Book Review

Assessing Teacher Competency

by Judy R. Wilkerson and William Steve Lang, Corwin Press, Thousand Oaks, Calif., 2007, 375 pp. with index, $79.95 hardcover and $39.95 softcover

What are the stand-ards for teacher quality? Each institution differs in its preparation, but shouldn’t all institutions have the same standards for teaching quality? Shouldn’t licensing exams be driven by a rigorous definition of teaching quality; multiple measures of licensure composed of rigorous tests of content knowledge; and performance-based assessments of teaching skills to provide evidence of pupil learning that has occurred as a result of their instruction?

In Assessing Teacher Competency: Five Standards-Based Steps to Valid Measurement Using the CAATS Model, authors Judy Wilkerson and William Lang provide the reader with five standards-based steps for assessing teacher competency. They see the ultimate goal as protecting the public from the unqualified practitioner. The CAATS Model is a format to meet that need.

Wilkerson is a professor of research and assessment at Florida Gulf Coast University, while William Lang is an associate professor of educational measurement and research at the University of South Florida. They give specific guidance for making valid decisions about teachers. They show how to track teacher performance in a way that ensures credibility through the use of collected data and scoring methodologies for differentiating effective and ineffective instructors.

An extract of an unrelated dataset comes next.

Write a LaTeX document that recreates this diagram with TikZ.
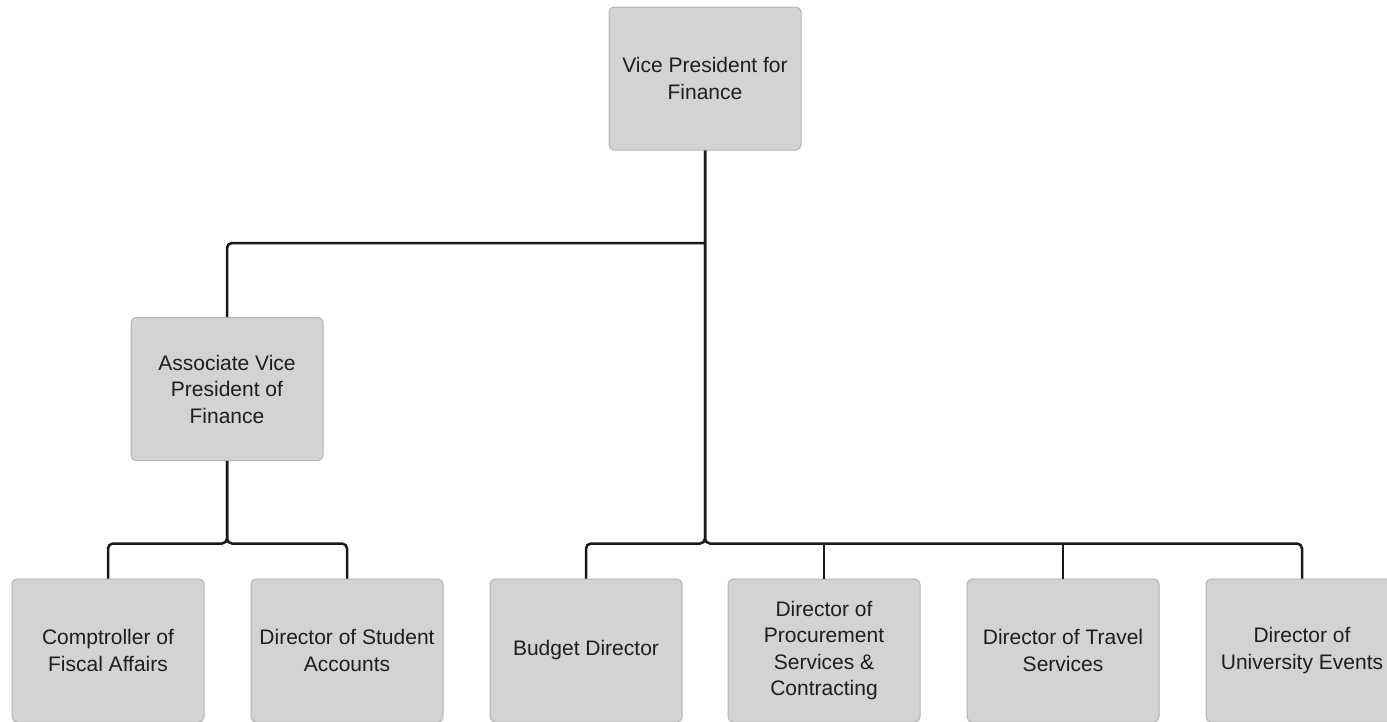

While the text is well developed, it’s better suited for state departments of education or a large school district with multiple staff members available to carry out the detailed program. The common use of abbreviations for professional organizations throughout the text leaves it suited for a select audience as it is a difficult read, no matter how well written.

Reviewed by Jerry Horgen, adjunct professor of educational leadership, St. Cloud State University, St. Cloud, Minn., and Capella University, Minneapolis, Minn.